Let's say I am studying how daffodils respond to various soil conditions. I have collected data on the pH of the soil versus the mature height of the daffodil. I'm expecting a linear relationship, so I go about running a linear regression.
However, I didn't realize when I started my study that the population actually contains two varieties of daffodil, each of which responds very differently to soil pH. So the graph contains two distinct linear relationships:
I can eyeball it and separate it manually, of course. But I wonder if there is a more rigorous approach.
Is there a statistical test to determine whether a data set would be better fit by a single line or by N lines?
How would I run a linear regression to fit the N lines? In other words, how do I disentangle the co-mingled data?
I can think of some combinatorial approaches, but they seem computationally expensive.
The existence of two varieties was unknown at the time of data collection. The variety of each daffodil was not observed, not noted, and not recorded.
It is impossible to recover this information. The daffodils have died since the time of data collection.

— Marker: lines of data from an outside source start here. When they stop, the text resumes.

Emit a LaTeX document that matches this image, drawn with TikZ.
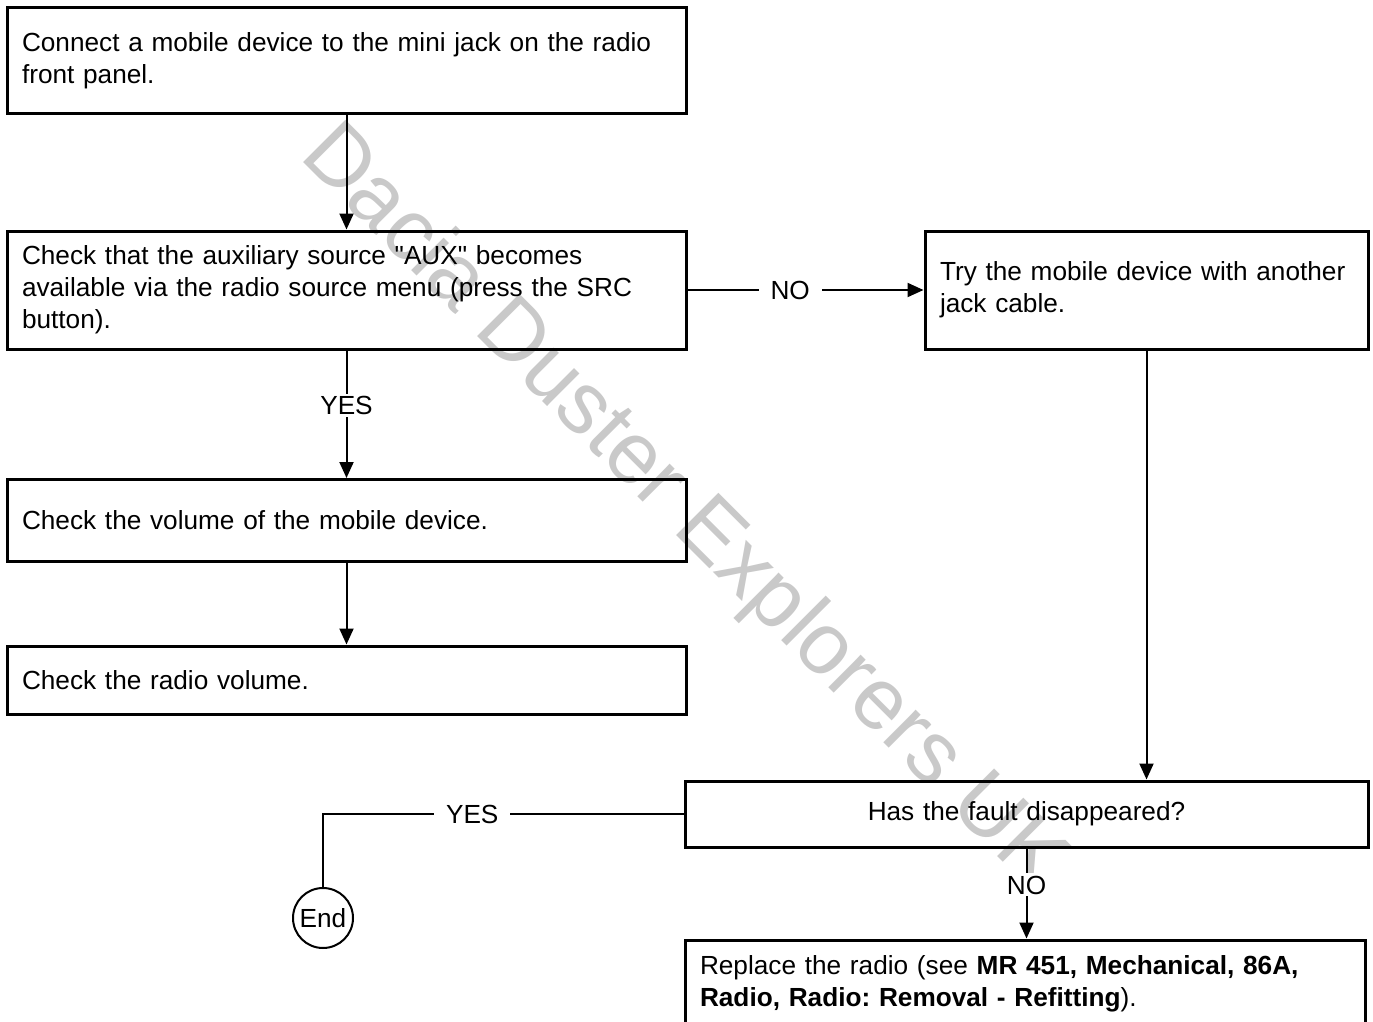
\documentclass[tikz,border=0pt]{standalone}
\usepackage{fontspec}
\setmainfont{Liberation Sans}
\usetikzlibrary{arrows.meta}
\newcommand\fsz{\fontsize{26.2}{32}\selectfont}
\newcommand\dq{\XeTeXglyph\XeTeXcharglyph"22\relax}
\frenchspacing
\begin{document}
\begin{tikzpicture}[x=1pt,y=-1pt,
  box/.style={draw, line width=3pt, rectangle, inner sep=0pt, align=left, font=\fsz},
  conn/.style={line width=2pt, -{Triangle[width=14pt,length=16pt]}},
  plainconn/.style={line width=2pt},
  lbl/.style={fill=white, inner xsep=12pt, inner ysep=2pt, text height=19pt, text depth=0pt, font=\fsz},
  endnode/.style={draw, circle, line width=2pt, minimum size=60pt, inner sep=0pt, font=\fsz},
  wmark/.style={text=gray!42, font=\fontsize{87}{100}\selectfont, rotate=-45, anchor=base}]
\useasboundingbox (0,0) rectangle (1373,1022);
\clip (0,0) rectangle (1373,1022);
\node[wmark] (wm) at (666,525) {Dacia Duster Explorers UK};

\node[box, minimum width=679pt, minimum height=106pt, text width=649pt] (b1) at (346.5,61)
  {Connect a mobile device to the mini jack on the radio\\front panel.};
\node[box, minimum width=679pt, minimum height=118pt, text width=649pt] (b2) at (346.5,290)
  {Check that the auxiliary source \dq AUX\dq{} becomes\\available via the radio source menu (press the SRC\\button).};
\node[box, minimum width=443pt, minimum height=118pt, text width=413pt] (b3) at (1146.5,290)
  {Try the mobile device with another\\jack cable.};
\node[box, minimum width=679pt, minimum height=82pt, text width=649pt] (b4) at (346.5,520.5)
  {Check the volume of the mobile device.};
\node[box, minimum width=679pt, minimum height=68pt, text width=649pt] (b5) at (346.5,680)
  {Check the radio volume.};
\node[box, minimum width=683pt, minimum height=66pt, text width=653pt, align=center] (b6) at (1026.5,814)
  {Has the fault disappeared?};
\node[box, minimum width=680pt, minimum height=88pt, text width=650pt] (b7) at (1025,984)
  {Replace the radio (see \textbf{MR 451, Mechanical, 86A,}\\\textbf{Radio, Radio: Removal - Refitting}).};
\node[endnode] (end) at (323,918) {End};

\draw[conn] (b1.south) -- (b2.north);
\draw[conn] (b2.south) -- node[lbl, pos=0.43] (ly1) {YES} (b4.north);
\draw[conn] (b4.south) -- (b5.north);
\draw[conn] (b2.east) -- node[lbl, pos=0.435] (ln1) {NO} (b3.west);
\draw[conn] (b3.south) -- (b3.south |- b6.north);
\draw[plainconn] (b6.west) -| node[lbl, pos=0.293] (ly2) {YES} (end.north);
\draw[conn] (b6.south) -- node[lbl, pos=0.40] (ln2) {NO} (b6.south |- b7.north);
\end{tikzpicture}
\end{document}
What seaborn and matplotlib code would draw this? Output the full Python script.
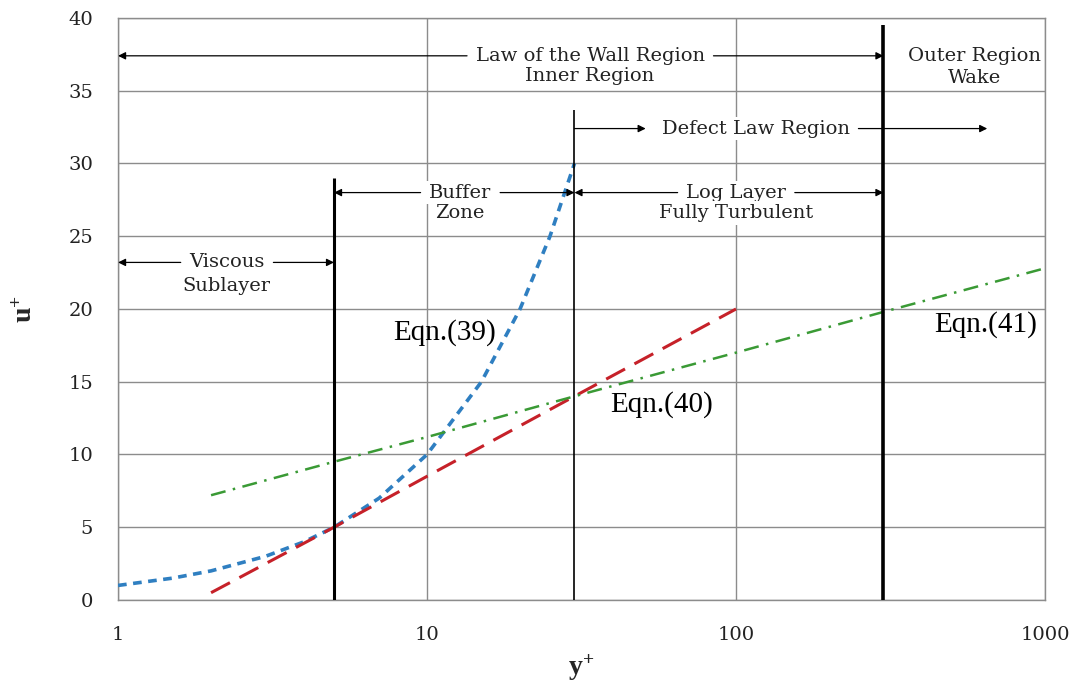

I have the impression that this problem is something similar to applying clustering algorithms, in that you almost need to know the number of clusters before you start. I believe that with ANY data set, increasing the number of lines will decrease the total r.m.s. error. In the extreme, you can divide your data set into arbitrary pairs and simply draw a line through each pair. (E.g., if you had 1000 data points, you could divide them into 500 arbitrary pairs and draw a line through each pair.) The fit would be exact and the r.m.s. error would be exactly zero. But that's not what we want. We want the "right" number of lines.